— REQUEST —
Omit all pictures. Copy the rest of the material exactly.

— STORED DATA —
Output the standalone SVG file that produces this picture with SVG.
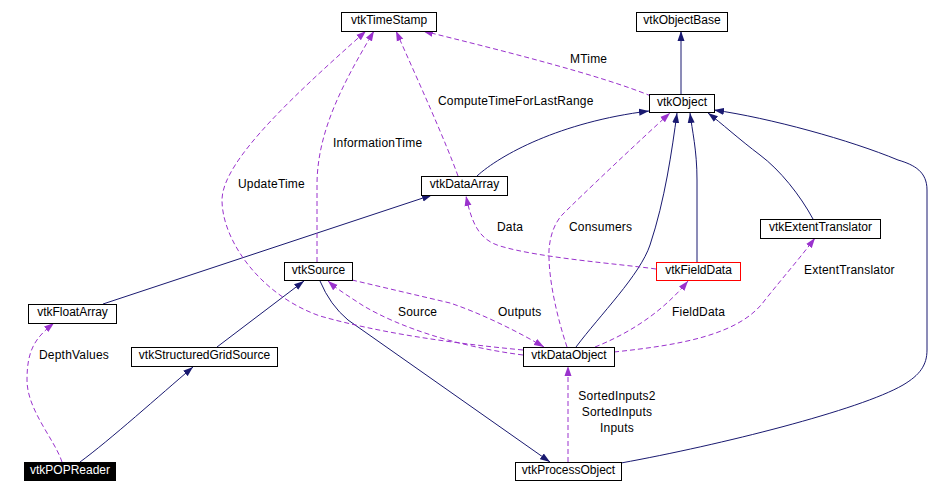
<svg xmlns="http://www.w3.org/2000/svg" width="942" height="493" viewBox="0 0 942 493">
<style>
.n rect{fill:#fff;stroke:#000;stroke-width:1}
.n text{font-family:"Liberation Sans",Arial,sans-serif;font-size:12px;text-anchor:middle;fill:#000}
.e{fill:none;stroke:#191970;stroke-width:1;marker-end:url(#an)}
.d{fill:none;stroke:#9a32cd;stroke-width:1;stroke-dasharray:5,3;marker-end:url(#ap)}
.l{font-family:"Liberation Sans",Arial,sans-serif;font-size:12px;letter-spacing:0.2px;fill:#000}
</style>
<defs>
<marker id="an" markerUnits="userSpaceOnUse" markerWidth="11" markerHeight="8" refX="10" refY="4" orient="auto"><path d="M0,0.5 L10,4 L0,7.5 z" fill="#191970"/></marker>
<marker id="ap" markerUnits="userSpaceOnUse" markerWidth="11" markerHeight="8" refX="10" refY="4" orient="auto"><path d="M0,0.5 L10,4 L0,7.5 z" fill="#9a32cd"/></marker>
</defs>
<rect width="942" height="493" fill="#fff"/>
<g id="connectors">
<path class="e" d="M681,95 L681,31"/>
<path class="e" d="M477,176 C500,155 560,122 649,111"/>
<path class="e" d="M103,304 L432,195"/>
<path class="e" d="M217,347 L304,281"/>
<path class="e" d="M80,462 C110,440 160,395 193,367"/>
<path class="e" d="M320,281 Q330,305 348,320 L550,462"/>
<path class="e" d="M576,347 C600,315 640,275 650,245 C665,200 672,150 677,113"/>
<path class="e" d="M697,262 L697,180 C697,150 692,130 690,113"/>
<path class="e" d="M813,219 C800,195 780,170 760,155 C740,140 720,122 708,113"/>
<path class="e" d="M621,463 C720,445 860,410 903,385 C920,375 927,365 927,350 L927,190 C927,172 915,165 898,160 C850,140 770,118 714,110"/>
<path class="d" d="M651,96 C600,75 500,50 423,31"/>
<path class="d" d="M458,176 C445,140 420,85 396,31"/>
<path class="d" d="M317,262 L317,185 C317,130 345,80 374,31"/>
<path class="d" d="M523,350 C450,343 380,333 320,316 C260,295 222,240 222,200 C222,160 300,90 366,31"/>
<path class="d" d="M523,355 C460,347 400,328 362,305 C350,297 338,290 328,281"/>
<path class="d" d="M352,280 L450,303 C480,313 515,330 544,347"/>
<path class="d" d="M567,347 C558,320 548,280 549,250 C550,235 555,222 563,214 C580,197 640,140 670,113"/>
<path class="d" d="M656,269 C620,264 540,258 500,246 C480,240 472,225 466,196"/>
<path class="d" d="M595,347 C625,335 660,315 688,281"/>
<path class="d" d="M614,352 C680,345 740,335 765,300 C785,275 800,258 815,238"/>
<path class="d" d="M568,462 L568,366"/>
<path class="d" d="M62,462 C55,440 27,410 27,380 C27,350 35,338 54,323"/>
<text class="l" x="570" y="63">MTime</text>
<text class="l" x="438" y="105">ComputeTimeForLastRange</text>
<text class="l" x="333" y="147">InformationTime</text>
<text class="l" x="238" y="188">UpdateTime</text>
<text class="l" x="497" y="231">Data</text>
<text class="l" x="569" y="231">Consumers</text>
<text class="l" x="398" y="316">Source</text>
<text class="l" x="498" y="316">Outputs</text>
<text class="l" x="672" y="316">FieldData</text>
<text class="l" x="804" y="274">ExtentTranslator</text>
<text class="l" x="39" y="359">DepthValues</text>
<text class="l" x="617" y="400" text-anchor="middle">SortedInputs2</text>
<text class="l" x="617" y="416" text-anchor="middle">SortedInputs</text>
<text class="l" x="617" y="432" text-anchor="middle">Inputs</text>
</g>
<g id="vtkTimeStamp" class="n"><rect x="341.5" y="12.5" width="95" height="19"/><text x="389" y="24">vtkTimeStamp</text></g>
<g id="vtkObjectBase" class="n"><rect x="636.5" y="12.5" width="91" height="19"/><text x="682" y="24">vtkObjectBase</text></g>
<g id="vtkObject" class="n"><rect x="649.5" y="94.5" width="65" height="18"/><text x="682" y="106">vtkObject</text></g>
<g id="vtkDataArray" class="n"><rect x="421.5" y="176.5" width="86" height="19"/><text x="464.5" y="188">vtkDataArray</text></g>
<g id="vtkSource" class="n"><rect x="284.5" y="262.5" width="68" height="18"/><text x="318.5" y="274">vtkSource</text></g>
<g id="vtkFloatArray" class="n"><rect x="28.5" y="304.5" width="88" height="19"/><text x="72.5" y="316">vtkFloatArray</text></g>
<g id="vtkStructuredGridSource" class="n"><rect x="131.5" y="347.5" width="146" height="19"/><text x="204.5" y="359">vtkStructuredGridSource</text></g>
<g id="vtkPOPReader" class="n"><rect x="24.5" y="462.5" width="91" height="18" style="fill:#000"/><text x="70" y="474" style="fill:#fff">vtkPOPReader</text></g>
<g id="vtkDataObject" class="n"><rect x="523.5" y="347.5" width="91" height="19"/><text x="569" y="359">vtkDataObject</text></g>
<g id="vtkProcessObject" class="n"><rect x="515.5" y="462.5" width="106" height="18"/><text x="568.5" y="474">vtkProcessObject</text></g>
<g id="vtkFieldData" class="n"><rect x="656.5" y="262.5" width="84" height="18" style="stroke:#ff0000"/><text x="698.5" y="274">vtkFieldData</text></g>
<g id="vtkExtentTranslator" class="n"><rect x="760.5" y="219.5" width="120" height="19"/><text x="820.5" y="231">vtkExtentTranslator</text></g>
</svg>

— EXERCISE OUTPUT —
Output the standalone SVG file that produces this picture with SVG.
<svg xmlns="http://www.w3.org/2000/svg" width="942" height="493" viewBox="0 0 942 493">
<style>
.n rect{fill:#fff;stroke:#000;stroke-width:1}
.n text{font-family:"Liberation Sans",Arial,sans-serif;font-size:12px;text-anchor:middle;fill:#000}
.e{fill:none;stroke:#191970;stroke-width:1;marker-end:url(#an)}
.d{fill:none;stroke:#9a32cd;stroke-width:1;stroke-dasharray:5,3;marker-end:url(#ap)}
.l{font-family:"Liberation Sans",Arial,sans-serif;font-size:12px;letter-spacing:0.2px;fill:#000}
</style>
<defs>
<marker id="an" markerUnits="userSpaceOnUse" markerWidth="11" markerHeight="8" refX="10" refY="4" orient="auto"><path d="M0,0.5 L10,4 L0,7.5 z" fill="#191970"/></marker>
<marker id="ap" markerUnits="userSpaceOnUse" markerWidth="11" markerHeight="8" refX="10" refY="4" orient="auto"><path d="M0,0.5 L10,4 L0,7.5 z" fill="#9a32cd"/></marker>
</defs>
<rect width="942" height="493" fill="#fff"/>
<g id="connectors">
<path class="e" d="M681,95 L681,31"/>
<path class="e" d="M477,176 C500,155 560,122 649,111"/>
<path class="e" d="M103,304 L432,195"/>
<path class="e" d="M217,347 L304,281"/>
<path class="e" d="M80,462 C110,440 160,395 193,367"/>
<path class="e" d="M320,281 Q330,305 348,320 L550,462"/>
<path class="e" d="M576,347 C600,315 640,275 650,245 C665,200 672,150 677,113"/>
<path class="e" d="M697,262 L697,180 C697,150 692,130 690,113"/>
<path class="e" d="M813,219 C800,195 780,170 760,155 C740,140 720,122 708,113"/>
<path class="e" d="M621,463 C720,445 860,410 903,385 C920,375 927,365 927,350 L927,190 C927,172 915,165 898,160 C850,140 770,118 714,110"/>
<path class="d" d="M651,96 C600,75 500,50 423,31"/>
<path class="d" d="M458,176 C445,140 420,85 396,31"/>
<path class="d" d="M317,262 L317,185 C317,130 345,80 374,31"/>
<path class="d" d="M523,350 C450,343 380,333 320,316 C260,295 222,240 222,200 C222,160 300,90 366,31"/>
<path class="d" d="M523,355 C460,347 400,328 362,305 C350,297 338,290 328,281"/>
<path class="d" d="M352,280 L450,303 C480,313 515,330 544,347"/>
<path class="d" d="M567,347 C558,320 548,280 549,250 C550,235 555,222 563,214 C580,197 640,140 670,113"/>
<path class="d" d="M656,269 C620,264 540,258 500,246 C480,240 472,225 466,196"/>
<path class="d" d="M595,347 C625,335 660,315 688,281"/>
<path class="d" d="M614,352 C680,345 740,335 765,300 C785,275 800,258 815,238"/>
<path class="d" d="M568,462 L568,366"/>
<path class="d" d="M62,462 C55,440 27,410 27,380 C27,350 35,338 54,323"/>
<text class="l" x="570" y="63">MTime</text>
<text class="l" x="438" y="105">ComputeTimeForLastRange</text>
<text class="l" x="333" y="147">InformationTime</text>
<text class="l" x="238" y="188">UpdateTime</text>
<text class="l" x="497" y="231">Data</text>
<text class="l" x="569" y="231">Consumers</text>
<text class="l" x="398" y="316">Source</text>
<text class="l" x="498" y="316">Outputs</text>
<text class="l" x="672" y="316">FieldData</text>
<text class="l" x="804" y="274">ExtentTranslator</text>
<text class="l" x="39" y="359">DepthValues</text>
<text class="l" x="617" y="400" text-anchor="middle">SortedInputs2</text>
<text class="l" x="617" y="416" text-anchor="middle">SortedInputs</text>
<text class="l" x="617" y="432" text-anchor="middle">Inputs</text>
</g>
<g id="vtkTimeStamp" class="n"><rect x="341.5" y="12.5" width="95" height="19"/><text x="389" y="24">vtkTimeStamp</text></g>
<g id="vtkObjectBase" class="n"><rect x="636.5" y="12.5" width="91" height="19"/><text x="682" y="24">vtkObjectBase</text></g>
<g id="vtkObject" class="n"><rect x="649.5" y="94.5" width="65" height="18"/><text x="682" y="106">vtkObject</text></g>
<g id="vtkDataArray" class="n"><rect x="421.5" y="176.5" width="86" height="19"/><text x="464.5" y="188">vtkDataArray</text></g>
<g id="vtkSource" class="n"><rect x="284.5" y="262.5" width="68" height="18"/><text x="318.5" y="274">vtkSource</text></g>
<g id="vtkFloatArray" class="n"><rect x="28.5" y="304.5" width="88" height="19"/><text x="72.5" y="316">vtkFloatArray</text></g>
<g id="vtkStructuredGridSource" class="n"><rect x="131.5" y="347.5" width="146" height="19"/><text x="204.5" y="359">vtkStructuredGridSource</text></g>
<g id="vtkPOPReader" class="n"><rect x="24.5" y="462.5" width="91" height="18" style="fill:#000"/><text x="70" y="474" style="fill:#fff">vtkPOPReader</text></g>
<g id="vtkDataObject" class="n"><rect x="523.5" y="347.5" width="91" height="19"/><text x="569" y="359">vtkDataObject</text></g>
<g id="vtkProcessObject" class="n"><rect x="515.5" y="462.5" width="106" height="18"/><text x="568.5" y="474">vtkProcessObject</text></g>
<g id="vtkFieldData" class="n"><rect x="656.5" y="262.5" width="84" height="18" style="stroke:#ff0000"/><text x="698.5" y="274">vtkFieldData</text></g>
<g id="vtkExtentTranslator" class="n"><rect x="760.5" y="219.5" width="120" height="19"/><text x="820.5" y="231">vtkExtentTranslator</text></g>
</svg>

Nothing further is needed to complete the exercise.